It's where McDonald's intends to develop leaders for a massive Eastern expansion
Zhou Xiaobu runs from one end of a table to another, grasping a piece of a jigsaw puzzle her team is assembling as part of a leadership training exercise for McDonald's managers. "Go, go, go!" yells their instructor, exhorting them to work for the prize, a box of Danish butter cookies that will go to the first group to build the company's trademark Golden Arches. Above their heads a sign reads: "Learning today, leading tomorrow." The thick green binders stuffed with paperwork on each of the 31 students' desks indicate this is no place for slackers.Such is the seriousness of purpose found at McDonald's new Hamburger University near Shanghai, where the chain aims to crank out a new generation of leaders to fuel big expansion plans in China. While the 20th-floor training center is no Harvard, landing a spot at the Chinese campus of Hamburger U. (McDonald's has seven worldwide) is actually more difficult than getting into the Ivy League icon. (Less than 1 percent of McDonald's applicants get in, making Harvard's 7 percent acceptance rate look downright welcoming.) Zhou was one of only eight people hired from among 1,000 applicants for a management trainee position in the central Chinese city of Changsha. She then had to compete with 43 other workers at her store to be named first assistant manager, earning her a slot at Hamburger U.

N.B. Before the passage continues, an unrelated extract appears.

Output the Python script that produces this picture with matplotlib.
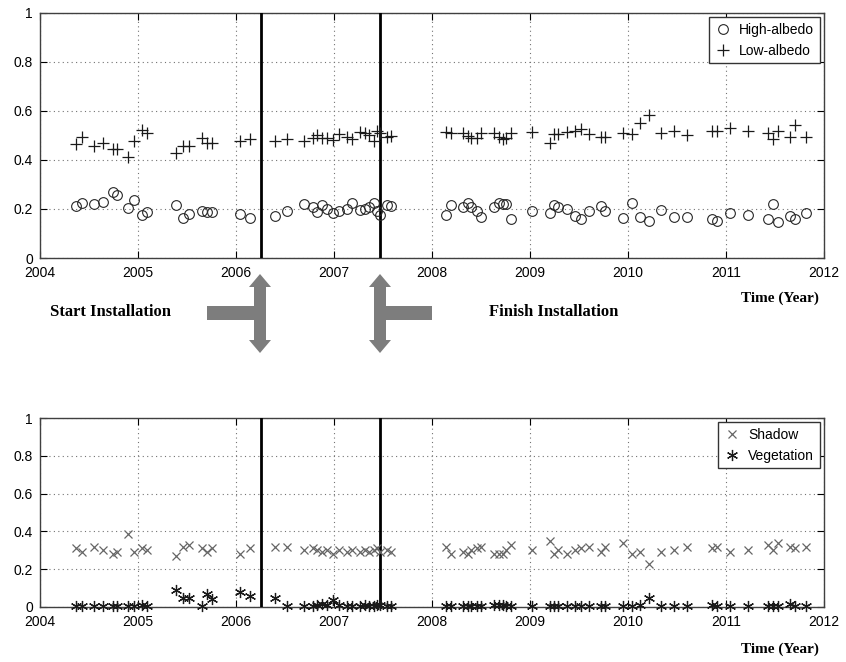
import numpy as np
import matplotlib
matplotlib.use("Agg")
import matplotlib.pyplot as plt
import matplotlib.patches as mpatches
from matplotlib.ticker import FormatStrFormatter

# Acquisition dates (decimal year), shared by all four classes
dates = [2004.37, 2004.43, 2004.55, 2004.64, 2004.74, 2004.79, 2004.90, 2004.96, 2005.04, 2005.09,
         2005.39, 2005.46, 2005.52, 2005.65, 2005.70, 2005.75,
         2006.04, 2006.14, 2006.40, 2006.52,
         2006.69, 2006.79, 2006.83, 2006.88, 2006.93, 2006.99, 2007.05, 2007.13, 2007.18, 2007.27,
         2007.32, 2007.36, 2007.41, 2007.44, 2007.47, 2007.54, 2007.58,
         2008.14, 2008.19, 2008.32, 2008.37, 2008.40, 2008.46, 2008.50, 2008.63, 2008.68, 2008.72,
         2008.76, 2008.81, 2009.02,
         2009.20, 2009.24, 2009.29, 2009.38, 2009.46, 2009.52, 2009.60, 2009.72, 2009.77, 2009.95,
         2010.04, 2010.12, 2010.21, 2010.34, 2010.47, 2010.60, 2010.86, 2010.91, 2011.04, 2011.22,
         2011.43, 2011.48, 2011.53, 2011.65, 2011.70, 2011.82]

highAlbedo = [.212, .223, .219, .230, .268, .257, .203, .237, .176, .189,
              .216, .165, .180, .193, .189, .189,
              .180, .162, .171, .193,
              .219, .207, .187, .216, .200, .185, .193, .199, .223, .196,
              .199, .210, .223, .192, .176, .216, .212,
              .176, .216, .207, .226, .210, .192, .169, .207, .223, .220,
              .220, .158, .193,
              .182, .216, .207, .199, .171, .158, .193, .212, .193, .162,
              .223, .166, .152, .196, .166, .166, .158, .152, .182, .176,
              .158, .220, .148, .173, .158, .185]

lowAlbedo = [.465, .493, .457, .468, .444, .444, .413, .479, .522, .511,
             .430, .457, .457, .488, .468, .468,
             .479, .484, .478, .484,
             .479, .488, .502, .488, .488, .482, .506, .495, .484, .516,
             .509, .502, .479, .520, .509, .495, .498,
             .516, .511, .509, .498, .488, .488, .511, .509, .495, .484,
             .488, .511, .516,
             .471, .506, .506, .516, .520, .525, .506, .493, .493, .509,
             .506, .550, .584, .509, .520, .502, .520, .520, .529, .520,
             .511, .484, .520, .493, .543, .493]

shadow = [.31, .29, .32, .30, .28, .29, .385, .29, .31, .30,
          .27, .32, .33, .31, .29, .31,
          .28, .31, .32, .32,
          .30, .31, .30, .29, .30, .28, .30, .29, .30, .29,
          .30, .29, .30, .31, .29, .30, .29,
          .32, .28, .29, .28, .30, .31, .32, .28, .28, .28,
          .30, .33, .30,
          .35, .28, .30, .28, .30, .31, .32, .29, .32, .34,
          .28, .29, .23, .29, .30, .32, .31, .32, .29, .30,
          .33, .30, .34, .32, .31, .32]

vegetation = [.005, .005, .005, .005, .005, .005, .005, .005, .010, .005,
              .090, .050, .050, .005, .070, .040,
              .080, .060, .045, .005,
              .005, .005, .010, .015, .010, .035, .010, .005, .005, .005,
              .010, .005, .005, .010, .010, .005, .005,
              .005, .005, .005, .005, .005, .005, .005, .010, .010, .010,
              .005, .005, .005,
              .005, .005, .005, .005, .005, .005, .005, .005, .005, .005,
              .005, .010, .045, .005, .005, .005, .010, .005, .005, .005,
              .005, .005, .005, .015, .005, .005]

installStart = 2006.25
installFinish = 2007.47

xTicks = list(range(2004, 2013))
yTicks = [0, 0.2, 0.4, 0.6, 0.8, 1.0]

fig = plt.figure(figsize=(8.46, 6.62), dpi=100)
axTop = fig.add_axes([40 / 846, 1 - 258 / 662, 784 / 846, 245 / 662])
axBot = fig.add_axes([40 / 846, 1 - 607 / 662, 784 / 846, 189 / 662])


def styleAxes(ax):
    ax.set_xlim(2004, 2012)
    ax.set_ylim(0, 1)
    ax.set_xticks(xTicks)
    ax.set_yticks(yTicks)
    ax.yaxis.set_major_formatter(FormatStrFormatter('%g'))
    ax.grid(True, linestyle=(0, (1, 3)), color='0.45', lw=0.8)
    ax.tick_params(direction='in', top=True, right=True, length=5, labelsize=10, colors='black')
    ax.tick_params(axis='x', pad=6)
    ax.tick_params(axis='y', pad=5)
    for sp in ax.spines.values():
        sp.set_color('0.25')
        sp.set_linewidth(1.0)
    for lbl in ax.get_xticklabels() + ax.get_yticklabels():
        lbl.set_family('Liberation Sans')
    ax.axvline(installStart, color='black', lw=2, zorder=4)
    ax.axvline(installFinish, color='black', lw=2, zorder=4)


legendKw = dict(loc='upper right', fancybox=False, edgecolor='0.2', framealpha=1,
                borderaxespad=0.3, handletextpad=0.6, handlelength=1.2,
                prop={'family': 'Liberation Sans', 'size': 10})

# Upper panel: albedo classes
axTop.plot(dates, highAlbedo, 'o', mfc='none', mec='0.15', ms=7, mew=0.8,
           label='High-albedo', zorder=5, clip_on=False)
axTop.plot(dates, lowAlbedo, '+', color='0.1', ms=8, mew=0.9,
           label='Low-albedo', zorder=5, clip_on=False)
styleAxes(axTop)
axTop.legend(**legendKw)

# Lower panel: shadow and vegetation
axBot.plot(dates, shadow, 'x', color='0.4', ms=6, mew=0.9,
           label='Shadow', zorder=5, clip_on=False)
axBot.plot(dates, vegetation, marker=(6, 2, 0), ls='none', color='0.1', ms=8, mew=0.9,
           label='Vegetation', zorder=5, clip_on=False)
styleAxes(axBot)
axBot.legend(**legendKw)

fig.text(780 / 846, 1 - 298 / 662, 'Time (Year)', ha='center', va='center',
         family='Liberation Serif', fontweight='bold', fontsize=11)
fig.text(780 / 846, 1 - 649 / 662, 'Time (Year)', ha='center', va='center',
         family='Liberation Serif', fontweight='bold', fontsize=11)
fig.text(110 / 846, 1 - 312 / 662, 'Start Installation', ha='center', va='center',
         family='Liberation Serif', fontweight='bold', fontsize=12)
fig.text(554 / 846, 1 - 312 / 662, 'Finish Installation', ha='center', va='center',
         family='Liberation Serif', fontweight='bold', fontsize=12)

# Overlay in pixel coordinates for the T-shaped arrows
overlay = fig.add_axes([0, 0, 1, 1], zorder=10)
overlay.set_xlim(0, 846)
overlay.set_ylim(662, 0)
overlay.axis('off')
arrowGray = '#7d7d7d'


def tArrow(xc, yc, barX0, barX1):
    overlay.add_patch(mpatches.Rectangle((barX0, yc - 7), barX1 - barX0, 14, color=arrowGray, lw=0))
    for dy in (-39, 40):
        overlay.add_patch(mpatches.FancyArrow(xc, yc, 0, dy, width=12, head_width=22, head_length=13,
                                              length_includes_head=True, color=arrowGray, lw=0))


tArrow(260, 313, 207, 262)
tArrow(380, 313, 378, 432)

fig.savefig('out.png', dpi=100)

Getting into the school is so competitive because more than 26 percent of China's 6.3 million college graduates were unemployed as of July 1, compared with a 4.2 percent jobless rate for its urban workforce. That has caused grads who wouldn't normally consider a food-service career to give Mickey D's a look. "The main reason McDonald's put up Hamburger University is to professionalize the sector, making it easier to recruit better people," says Joel Silverstein, president of Hong Kong-based consultants East West Hospitality Group.
McDonald's is counting on students schooled in store operations, leadership, and staff management at the Shanghai campus to power its mainland growth. So far it's been outpaced by rival Yum! Brands, parent of KFC and Pizza Hut. McDonald's operates 1,300 stores in China and aims to have 2,000 by 2013. Yum already has 3,700 in China, where it earned 44 percent of its $1.33 billion operating income in the first three quarters of 2010. An approving Wall Street sent Yum's market value up 40 percent last year, vs. McDonald's 23 percent.
McDonald's plans to raise investment in China by 40 percent this year after boosting such spending by 25 percent in 2010. It opened a record 165 outlets in China last year and plans 1,000 more by the end of 2013. Analysts say the chain can't meet that goal without minting more local managers to run individual stores and chart regional strategy. "They are preparing a base that will allow them to accelerate that rate of expansion," says Peter Jankovskis, co-chief investment officer of OakBrook Investments.
Hamburger U., which will cost McDonald's 150 million yuan ($22.8 million) in the five years through 2014, trained 1,000 of McDonald's almost 70,000 Chinese employees last year, says Susanna Li, its head. An additional 4,000 will attend classes through 2014. "We'll make sure the people pipeline is ready," she says.
The bottom line: McDonald's has big growth plans in China. It has opened a Hamburger University campus there to train managers to run those new stores.